-- start --
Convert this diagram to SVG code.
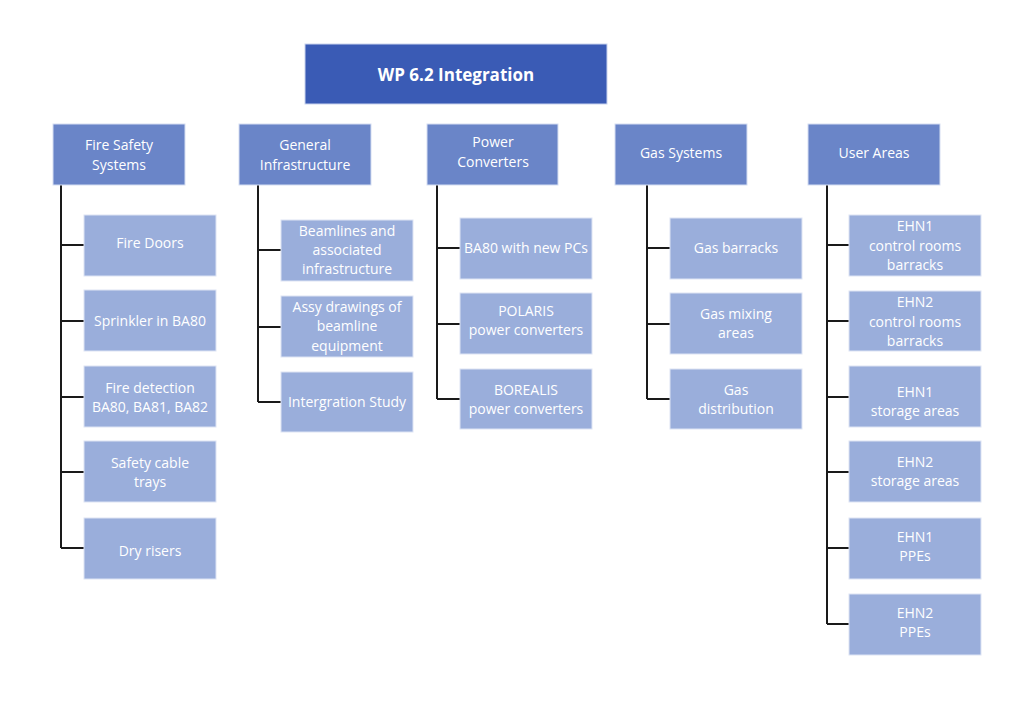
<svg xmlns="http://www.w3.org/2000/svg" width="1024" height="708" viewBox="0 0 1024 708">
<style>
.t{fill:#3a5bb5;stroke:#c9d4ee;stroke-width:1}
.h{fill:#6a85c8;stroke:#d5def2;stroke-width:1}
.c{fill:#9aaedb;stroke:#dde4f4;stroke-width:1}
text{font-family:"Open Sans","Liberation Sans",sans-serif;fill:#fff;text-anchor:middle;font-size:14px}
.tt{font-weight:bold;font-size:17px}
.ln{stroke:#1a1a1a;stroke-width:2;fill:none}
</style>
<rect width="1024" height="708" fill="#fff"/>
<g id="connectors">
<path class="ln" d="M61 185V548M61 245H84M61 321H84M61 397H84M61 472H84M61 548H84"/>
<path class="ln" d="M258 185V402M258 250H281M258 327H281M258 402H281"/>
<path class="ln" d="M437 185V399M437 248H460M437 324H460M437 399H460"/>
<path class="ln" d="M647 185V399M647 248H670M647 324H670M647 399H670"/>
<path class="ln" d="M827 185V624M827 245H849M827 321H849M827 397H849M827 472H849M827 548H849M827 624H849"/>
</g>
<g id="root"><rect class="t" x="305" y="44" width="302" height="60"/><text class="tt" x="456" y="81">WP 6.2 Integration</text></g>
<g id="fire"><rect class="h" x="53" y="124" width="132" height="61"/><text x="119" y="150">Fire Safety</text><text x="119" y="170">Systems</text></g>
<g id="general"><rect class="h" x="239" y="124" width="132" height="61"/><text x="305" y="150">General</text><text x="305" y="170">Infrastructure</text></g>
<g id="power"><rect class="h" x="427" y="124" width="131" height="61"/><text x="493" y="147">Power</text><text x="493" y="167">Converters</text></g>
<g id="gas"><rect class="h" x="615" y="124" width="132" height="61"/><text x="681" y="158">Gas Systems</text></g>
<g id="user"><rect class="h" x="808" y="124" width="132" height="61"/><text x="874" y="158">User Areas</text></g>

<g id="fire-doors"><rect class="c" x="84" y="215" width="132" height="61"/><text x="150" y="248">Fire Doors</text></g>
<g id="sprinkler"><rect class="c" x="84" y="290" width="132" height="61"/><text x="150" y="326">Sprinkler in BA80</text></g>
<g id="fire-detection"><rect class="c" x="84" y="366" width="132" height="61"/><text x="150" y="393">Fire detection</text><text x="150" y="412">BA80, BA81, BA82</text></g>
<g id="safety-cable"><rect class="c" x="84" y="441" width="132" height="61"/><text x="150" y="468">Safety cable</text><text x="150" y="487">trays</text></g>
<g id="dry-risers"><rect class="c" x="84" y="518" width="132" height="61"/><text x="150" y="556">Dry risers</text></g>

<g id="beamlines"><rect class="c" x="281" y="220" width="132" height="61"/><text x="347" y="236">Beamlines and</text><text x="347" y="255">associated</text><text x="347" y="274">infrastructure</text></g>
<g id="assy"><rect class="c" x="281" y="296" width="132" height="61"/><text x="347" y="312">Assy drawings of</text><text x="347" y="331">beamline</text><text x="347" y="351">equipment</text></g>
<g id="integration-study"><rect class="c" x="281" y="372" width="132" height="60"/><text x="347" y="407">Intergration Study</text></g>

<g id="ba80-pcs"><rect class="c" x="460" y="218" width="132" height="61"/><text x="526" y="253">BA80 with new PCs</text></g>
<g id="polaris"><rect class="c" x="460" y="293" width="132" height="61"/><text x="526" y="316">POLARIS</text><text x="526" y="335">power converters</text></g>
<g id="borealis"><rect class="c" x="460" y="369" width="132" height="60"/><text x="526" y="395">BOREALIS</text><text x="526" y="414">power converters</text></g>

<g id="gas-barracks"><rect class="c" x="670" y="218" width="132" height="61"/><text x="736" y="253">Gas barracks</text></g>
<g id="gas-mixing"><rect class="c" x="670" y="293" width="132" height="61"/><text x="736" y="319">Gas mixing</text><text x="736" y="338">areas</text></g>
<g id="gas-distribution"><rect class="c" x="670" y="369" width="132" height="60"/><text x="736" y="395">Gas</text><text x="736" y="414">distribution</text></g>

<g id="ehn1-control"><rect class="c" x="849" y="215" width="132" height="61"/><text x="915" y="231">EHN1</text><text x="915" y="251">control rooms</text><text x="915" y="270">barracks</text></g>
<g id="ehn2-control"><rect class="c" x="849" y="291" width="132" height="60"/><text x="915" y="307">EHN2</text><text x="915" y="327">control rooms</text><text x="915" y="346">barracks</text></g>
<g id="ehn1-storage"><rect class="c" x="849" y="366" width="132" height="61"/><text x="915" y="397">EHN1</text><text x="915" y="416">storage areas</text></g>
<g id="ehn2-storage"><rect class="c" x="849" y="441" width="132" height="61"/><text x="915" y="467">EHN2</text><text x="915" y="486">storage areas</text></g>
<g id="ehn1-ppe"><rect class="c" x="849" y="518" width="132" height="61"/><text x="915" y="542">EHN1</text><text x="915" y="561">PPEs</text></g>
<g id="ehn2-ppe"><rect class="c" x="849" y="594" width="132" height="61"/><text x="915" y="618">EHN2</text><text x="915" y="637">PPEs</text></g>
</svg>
-- end --
▸ WHAT YOU HAVE TO DO: Take the listing and print it again exactly, but without any pictures.

▸ WRITTEN REPLY:
Convert this diagram to SVG code.
<svg xmlns="http://www.w3.org/2000/svg" width="1024" height="708" viewBox="0 0 1024 708">
<style>
.t{fill:#3a5bb5;stroke:#c9d4ee;stroke-width:1}
.h{fill:#6a85c8;stroke:#d5def2;stroke-width:1}
.c{fill:#9aaedb;stroke:#dde4f4;stroke-width:1}
text{font-family:"Open Sans","Liberation Sans",sans-serif;fill:#fff;text-anchor:middle;font-size:14px}
.tt{font-weight:bold;font-size:17px}
.ln{stroke:#1a1a1a;stroke-width:2;fill:none}
</style>
<rect width="1024" height="708" fill="#fff"/>
<g id="connectors">
<path class="ln" d="M61 185V548M61 245H84M61 321H84M61 397H84M61 472H84M61 548H84"/>
<path class="ln" d="M258 185V402M258 250H281M258 327H281M258 402H281"/>
<path class="ln" d="M437 185V399M437 248H460M437 324H460M437 399H460"/>
<path class="ln" d="M647 185V399M647 248H670M647 324H670M647 399H670"/>
<path class="ln" d="M827 185V624M827 245H849M827 321H849M827 397H849M827 472H849M827 548H849M827 624H849"/>
</g>
<g id="root"><rect class="t" x="305" y="44" width="302" height="60"/><text class="tt" x="456" y="81">WP 6.2 Integration</text></g>
<g id="fire"><rect class="h" x="53" y="124" width="132" height="61"/><text x="119" y="150">Fire Safety</text><text x="119" y="170">Systems</text></g>
<g id="general"><rect class="h" x="239" y="124" width="132" height="61"/><text x="305" y="150">General</text><text x="305" y="170">Infrastructure</text></g>
<g id="power"><rect class="h" x="427" y="124" width="131" height="61"/><text x="493" y="147">Power</text><text x="493" y="167">Converters</text></g>
<g id="gas"><rect class="h" x="615" y="124" width="132" height="61"/><text x="681" y="158">Gas Systems</text></g>
<g id="user"><rect class="h" x="808" y="124" width="132" height="61"/><text x="874" y="158">User Areas</text></g>

<g id="fire-doors"><rect class="c" x="84" y="215" width="132" height="61"/><text x="150" y="248">Fire Doors</text></g>
<g id="sprinkler"><rect class="c" x="84" y="290" width="132" height="61"/><text x="150" y="326">Sprinkler in BA80</text></g>
<g id="fire-detection"><rect class="c" x="84" y="366" width="132" height="61"/><text x="150" y="393">Fire detection</text><text x="150" y="412">BA80, BA81, BA82</text></g>
<g id="safety-cable"><rect class="c" x="84" y="441" width="132" height="61"/><text x="150" y="468">Safety cable</text><text x="150" y="487">trays</text></g>
<g id="dry-risers"><rect class="c" x="84" y="518" width="132" height="61"/><text x="150" y="556">Dry risers</text></g>

<g id="beamlines"><rect class="c" x="281" y="220" width="132" height="61"/><text x="347" y="236">Beamlines and</text><text x="347" y="255">associated</text><text x="347" y="274">infrastructure</text></g>
<g id="assy"><rect class="c" x="281" y="296" width="132" height="61"/><text x="347" y="312">Assy drawings of</text><text x="347" y="331">beamline</text><text x="347" y="351">equipment</text></g>
<g id="integration-study"><rect class="c" x="281" y="372" width="132" height="60"/><text x="347" y="407">Intergration Study</text></g>

<g id="ba80-pcs"><rect class="c" x="460" y="218" width="132" height="61"/><text x="526" y="253">BA80 with new PCs</text></g>
<g id="polaris"><rect class="c" x="460" y="293" width="132" height="61"/><text x="526" y="316">POLARIS</text><text x="526" y="335">power converters</text></g>
<g id="borealis"><rect class="c" x="460" y="369" width="132" height="60"/><text x="526" y="395">BOREALIS</text><text x="526" y="414">power converters</text></g>

<g id="gas-barracks"><rect class="c" x="670" y="218" width="132" height="61"/><text x="736" y="253">Gas barracks</text></g>
<g id="gas-mixing"><rect class="c" x="670" y="293" width="132" height="61"/><text x="736" y="319">Gas mixing</text><text x="736" y="338">areas</text></g>
<g id="gas-distribution"><rect class="c" x="670" y="369" width="132" height="60"/><text x="736" y="395">Gas</text><text x="736" y="414">distribution</text></g>

<g id="ehn1-control"><rect class="c" x="849" y="215" width="132" height="61"/><text x="915" y="231">EHN1</text><text x="915" y="251">control rooms</text><text x="915" y="270">barracks</text></g>
<g id="ehn2-control"><rect class="c" x="849" y="291" width="132" height="60"/><text x="915" y="307">EHN2</text><text x="915" y="327">control rooms</text><text x="915" y="346">barracks</text></g>
<g id="ehn1-storage"><rect class="c" x="849" y="366" width="132" height="61"/><text x="915" y="397">EHN1</text><text x="915" y="416">storage areas</text></g>
<g id="ehn2-storage"><rect class="c" x="849" y="441" width="132" height="61"/><text x="915" y="467">EHN2</text><text x="915" y="486">storage areas</text></g>
<g id="ehn1-ppe"><rect class="c" x="849" y="518" width="132" height="61"/><text x="915" y="542">EHN1</text><text x="915" y="561">PPEs</text></g>
<g id="ehn2-ppe"><rect class="c" x="849" y="594" width="132" height="61"/><text x="915" y="618">EHN2</text><text x="915" y="637">PPEs</text></g>
</svg>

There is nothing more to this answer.